As glaciers retreat under the pressure of rising global temperatures, new research suggests that detailed 3D elevation models could vastly improve our ability to predict their behavior and better prepare for climate-driven disasters.
Though glaciers cover only about 10% of Earth’s surface, their influence is global. They regulate sea levels, stabilize Earth’s climate, and serve as major sources of freshwater. Yet many glacier studies to date offer limited seasonal detail, especially in remote regions.
In a recent study published in GIScience & Remote Sensing, researchers from The Ohio State University unveiled a method to capture the subtle and seasonal shifts of glacial ice more accurately than ever before. Using daily high-resolution imagery from the PlanetScope satellite constellation, they tracked the vertical and horizontal movement of three glaciers: La Perouse Glacier in Alaska, Viedma Glacier in Argentina, and Skamri Glacier in Pakistan.
Their goal was to separate seasonal melt from long-term climate trends, and the results were striking.

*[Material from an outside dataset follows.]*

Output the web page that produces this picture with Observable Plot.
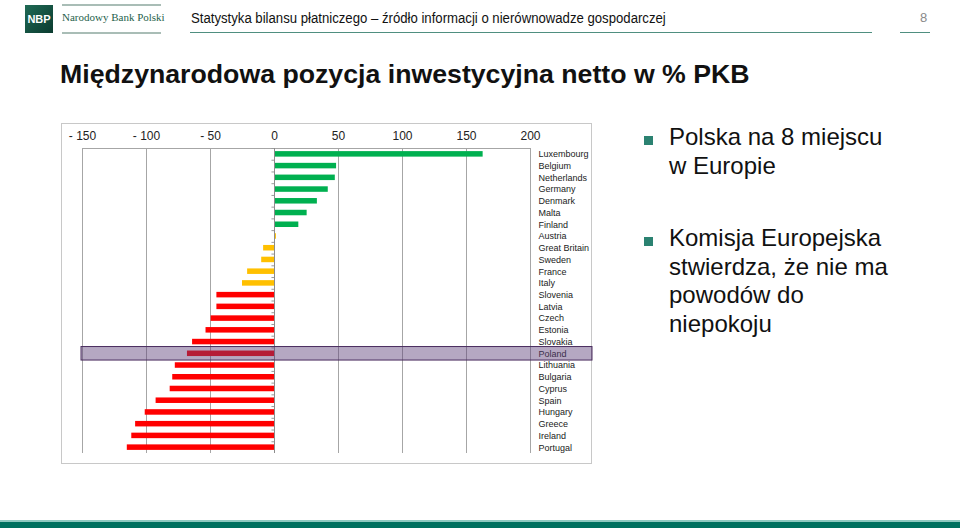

3D Models Capture Differences in Glacier Behavior
Between 2019 and 2023, two glaciers La Perouse and Viedma underwent consistent thinning, showing evidence of long-term retreat. However, Skamri Glacier in Central Asia actually showed a slight net gain in ice, suggesting local climatic stability.
The 3D models also revealed that glaciers respond to climate changes in distinct ways. While the La Perouse Glacier responded almost immediately to changes in precipitation speeding up or slowing down within days both Viedma and Skamri glaciers exhibited a delayed response of about 45 days. This delay, or “lag time,” is critical in understanding how glaciers react to shifts in temperature, rainfall, or snowfall.
These glaciers are influenced by both local weather and global climate patterns. The 3D data gives insight into those relationships in ways that traditional 2D models simply can’t.
A New Standard in Remote Glacier Monitoring
Traditionally, glacier studies rely on sporadic snapshots due to challenges in accessing remote and hazardous locations. The study’s satellite-based monitoring offers a scalable alternative, capable of capturing seasonal dynamics with high temporal resolution.
This method allowed researchers to track not only surface height changes but also internal ice flow and movement patterns all of which are essential for long-term climate modeling and hazard forecasting.
Real-World Impact: From Climate Science to Disaster Prevention
Accurate predictions of glacier melt are crucial for managing water supplies, agriculture, and disaster preparedness. Rapid melting can lead to glacial lake outburst floods (GLOFs), landslides, and water shortages. With high-resolution data, scientists may be able to issue earlier warnings and develop better mitigation strategies.
The study also underscores how local glacier behavior is shaped by complex interactions, not just one dominant climate factor. This understanding will be key as researchers examine other glaciers or ice sheets such as those in Greenland, Antarctica, or the Himalayas in future projects.
Building a Future for Data-Driven Environmental Research
Ohio State co-author Shengxi Gui and Qin hope this project will inspire other scientists to harness satellite data to study not only glaciers but also forests, wetlands, and other ecosystems threatened by climate change.
With climate impacts accelerating worldwide, 3D models like these may become indispensable in bridging science and action, offering a clearer picture of a planet in flux and helping communities adapt before it’s too late.